## Task to complete
Write the data out again exactly, dropping any images it holds.

## Recorded information

[START]

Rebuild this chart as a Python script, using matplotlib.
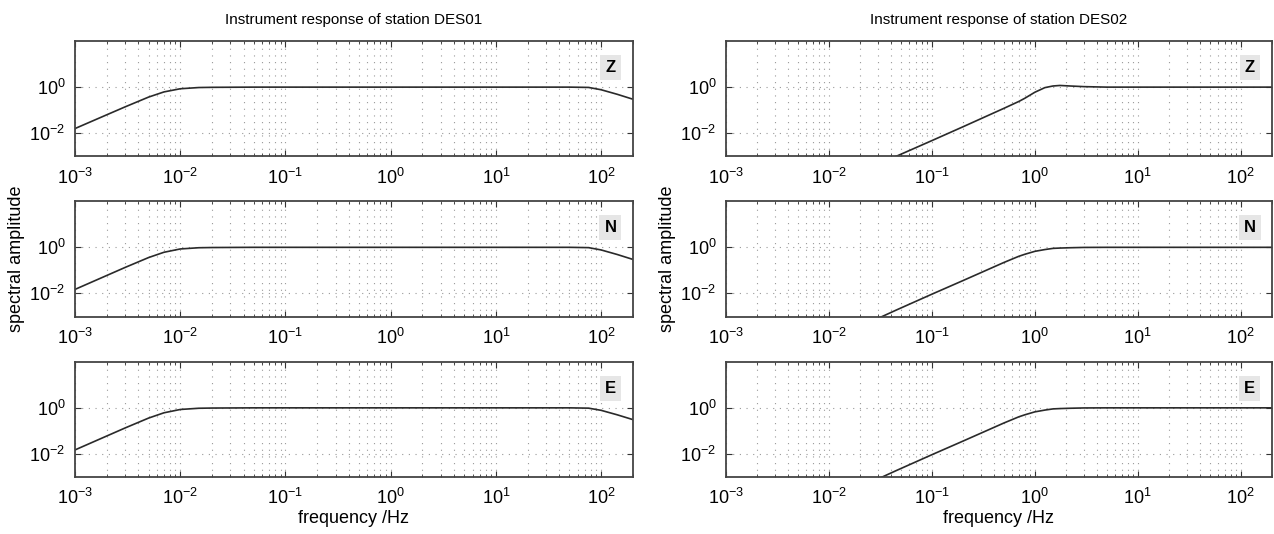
import numpy as np
import matplotlib
matplotlib.use("Agg")
import matplotlib.pyplot as plt
from matplotlib.ticker import LogLocator, NullFormatter

plt.rcParams['font.family'] = ['Liberation Sans', 'DejaVu Sans']
plt.rcParams['mathtext.fontset'] = 'custom'
plt.rcParams['mathtext.rm'] = 'Liberation Sans'

# readings (frequency in Hz, amplitude)
des01_f = [1e-3, 2e-3, 3e-3, 5e-3, 7e-3, 1e-2, 1.5e-2, 2e-2, 5e-2, 1e-1, 1, 10, 50, 76, 100, 142, 200]
des01_z = [0.016, 0.063, 0.14, 0.37, 0.62, 0.85, 0.96, 0.98, 1.0, 1.0, 1.0, 1.0, 1.0, 0.97, 0.77, 0.49, 0.30]
des01_n = [0.015, 0.06, 0.135, 0.36, 0.61, 0.85, 0.96, 0.98, 1.0, 1.0, 1.0, 1.0, 1.0, 0.97, 0.77, 0.49, 0.30]
des01_e = [0.015, 0.06, 0.135, 0.36, 0.61, 0.85, 0.96, 0.98, 1.0, 1.0, 1.0, 1.0, 1.0, 0.97, 0.78, 0.50, 0.31]

des02_f = [0.03, 0.045, 0.1, 0.2, 0.5, 0.7, 0.8, 1.0, 1.25, 1.5, 1.75, 2.2, 3, 5, 10, 200]
des02_z = [4.4e-4, 1e-3, 4.8e-3, 0.019, 0.12, 0.24, 0.33, 0.6, 0.95, 1.12, 1.18, 1.12, 1.05, 1.0, 1.0, 1.0]
des02_n = [8.3e-4, 1.9e-3, 9.3e-3, 0.036, 0.22, 0.41, 0.5, 0.67, 0.8, 0.9, 0.93, 0.96, 0.99, 1.0, 1.0, 1.0]
des02_e = [8.3e-4, 1.9e-3, 9.3e-3, 0.036, 0.22, 0.41, 0.5, 0.67, 0.8, 0.9, 0.93, 0.96, 0.99, 1.0, 1.0, 1.0]

components = ["Z", "N", "E"]
stations = ["DES01", "DES02"]
x_ticks = [1e-3, 1e-2, 1e-1, 1e0, 1e1, 1e2]
y_ticks = [1e-2, 1e0]

fig = plt.figure(figsize=(12.74, 5.34), dpi=100)

lefts = [0.0589, 0.5699]
widths = [0.4378, 0.4283]
bottoms = [0.7073, 0.4073, 0.1067]
height = 0.2159

data = [[des01_z, des01_n, des01_e], [des02_z, des02_n, des02_e]]
freqs = [des01_f, des02_f]

for col in range(2):
    for row in range(3):
        ax = fig.add_axes([lefts[col], bottoms[row], widths[col], height])
        ax.loglog(freqs[col], data[col][row], color='#2a2a2a', lw=1.2)
        ax.set_xlim(1e-3, 200)
        ax.set_ylim(1e-3, 1e2)
        ax.set_xticks(x_ticks)
        ax.xaxis.set_minor_locator(LogLocator(base=10, subs=np.arange(2, 10), numticks=20))
        ax.xaxis.set_minor_formatter(NullFormatter())
        ax.set_yticks(y_ticks)
        ax.yaxis.set_minor_locator(plt.NullLocator())
        ax.tick_params(which='both', direction='in', top=True, right=True,
                       labelsize=13, color='#333333')
        ax.tick_params(which='major', length=4)
        ax.tick_params(which='minor', length=2)
        ax.tick_params(axis='x', pad=8)
        ax.tick_params(axis='y', pad=7)
        ax.grid(True, which='major', axis='both', color='#999999',
                linestyle=(0, (1, 5)), lw=0.8)
        ax.grid(True, which='minor', axis='x', color='#999999',
                linestyle=(0, (1, 5)), lw=0.8)
        for s in ax.spines.values():
            s.set_color('#444444')
            s.set_linewidth(1.3)
        ax.text(0.96, 0.77, components[row], transform=ax.transAxes,
                ha='center', va='center', fontsize=12, fontweight='bold',
                bbox=dict(boxstyle='square,pad=0.3', facecolor='#e6e6e6',
                          edgecolor='none'))
        if row == 0:
            ax.set_title("Instrument response of station " + stations[col],
                         fontsize=11, pad=12)
        if row == 2:
            ax.set_xlabel("frequency /Hz", fontsize=13, labelpad=1)
        if row == 1:
            ax.set_ylabel("spectral amplitude", fontsize=13, labelpad=3)

fig.savefig("out.png", dpi=100)
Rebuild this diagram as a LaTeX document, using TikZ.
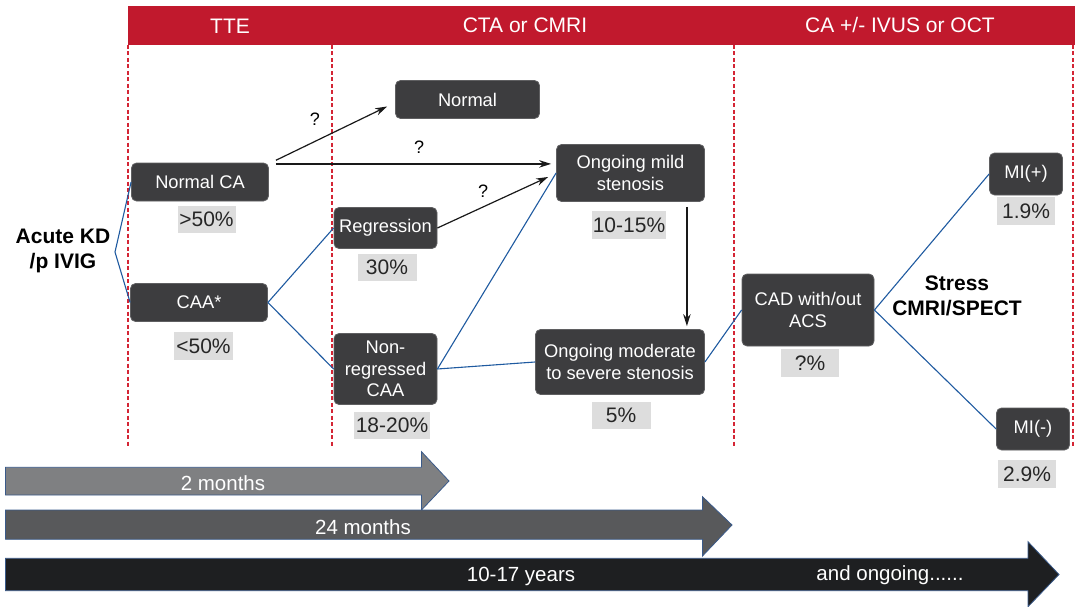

[END]

## Exercise solution
Rebuild this chart as a Python script, using matplotlib.
import numpy as np
import matplotlib
matplotlib.use("Agg")
import matplotlib.pyplot as plt
from matplotlib.ticker import LogLocator, NullFormatter

plt.rcParams['font.family'] = ['Liberation Sans', 'DejaVu Sans']
plt.rcParams['mathtext.fontset'] = 'custom'
plt.rcParams['mathtext.rm'] = 'Liberation Sans'

# readings (frequency in Hz, amplitude)
des01_f = [1e-3, 2e-3, 3e-3, 5e-3, 7e-3, 1e-2, 1.5e-2, 2e-2, 5e-2, 1e-1, 1, 10, 50, 76, 100, 142, 200]
des01_z = [0.016, 0.063, 0.14, 0.37, 0.62, 0.85, 0.96, 0.98, 1.0, 1.0, 1.0, 1.0, 1.0, 0.97, 0.77, 0.49, 0.30]
des01_n = [0.015, 0.06, 0.135, 0.36, 0.61, 0.85, 0.96, 0.98, 1.0, 1.0, 1.0, 1.0, 1.0, 0.97, 0.77, 0.49, 0.30]
des01_e = [0.015, 0.06, 0.135, 0.36, 0.61, 0.85, 0.96, 0.98, 1.0, 1.0, 1.0, 1.0, 1.0, 0.97, 0.78, 0.50, 0.31]

des02_f = [0.03, 0.045, 0.1, 0.2, 0.5, 0.7, 0.8, 1.0, 1.25, 1.5, 1.75, 2.2, 3, 5, 10, 200]
des02_z = [4.4e-4, 1e-3, 4.8e-3, 0.019, 0.12, 0.24, 0.33, 0.6, 0.95, 1.12, 1.18, 1.12, 1.05, 1.0, 1.0, 1.0]
des02_n = [8.3e-4, 1.9e-3, 9.3e-3, 0.036, 0.22, 0.41, 0.5, 0.67, 0.8, 0.9, 0.93, 0.96, 0.99, 1.0, 1.0, 1.0]
des02_e = [8.3e-4, 1.9e-3, 9.3e-3, 0.036, 0.22, 0.41, 0.5, 0.67, 0.8, 0.9, 0.93, 0.96, 0.99, 1.0, 1.0, 1.0]

components = ["Z", "N", "E"]
stations = ["DES01", "DES02"]
x_ticks = [1e-3, 1e-2, 1e-1, 1e0, 1e1, 1e2]
y_ticks = [1e-2, 1e0]

fig = plt.figure(figsize=(12.74, 5.34), dpi=100)

lefts = [0.0589, 0.5699]
widths = [0.4378, 0.4283]
bottoms = [0.7073, 0.4073, 0.1067]
height = 0.2159

data = [[des01_z, des01_n, des01_e], [des02_z, des02_n, des02_e]]
freqs = [des01_f, des02_f]

for col in range(2):
    for row in range(3):
        ax = fig.add_axes([lefts[col], bottoms[row], widths[col], height])
        ax.loglog(freqs[col], data[col][row], color='#2a2a2a', lw=1.2)
        ax.set_xlim(1e-3, 200)
        ax.set_ylim(1e-3, 1e2)
        ax.set_xticks(x_ticks)
        ax.xaxis.set_minor_locator(LogLocator(base=10, subs=np.arange(2, 10), numticks=20))
        ax.xaxis.set_minor_formatter(NullFormatter())
        ax.set_yticks(y_ticks)
        ax.yaxis.set_minor_locator(plt.NullLocator())
        ax.tick_params(which='both', direction='in', top=True, right=True,
                       labelsize=13, color='#333333')
        ax.tick_params(which='major', length=4)
        ax.tick_params(which='minor', length=2)
        ax.tick_params(axis='x', pad=8)
        ax.tick_params(axis='y', pad=7)
        ax.grid(True, which='major', axis='both', color='#999999',
                linestyle=(0, (1, 5)), lw=0.8)
        ax.grid(True, which='minor', axis='x', color='#999999',
                linestyle=(0, (1, 5)), lw=0.8)
        for s in ax.spines.values():
            s.set_color('#444444')
            s.set_linewidth(1.3)
        ax.text(0.96, 0.77, components[row], transform=ax.transAxes,
                ha='center', va='center', fontsize=12, fontweight='bold',
                bbox=dict(boxstyle='square,pad=0.3', facecolor='#e6e6e6',
                          edgecolor='none'))
        if row == 0:
            ax.set_title("Instrument response of station " + stations[col],
                         fontsize=11, pad=12)
        if row == 2:
            ax.set_xlabel("frequency /Hz", fontsize=13, labelpad=1)
        if row == 1:
            ax.set_ylabel("spectral amplitude", fontsize=13, labelpad=3)

fig.savefig("out.png", dpi=100)
Rebuild this diagram as a LaTeX document, using TikZ.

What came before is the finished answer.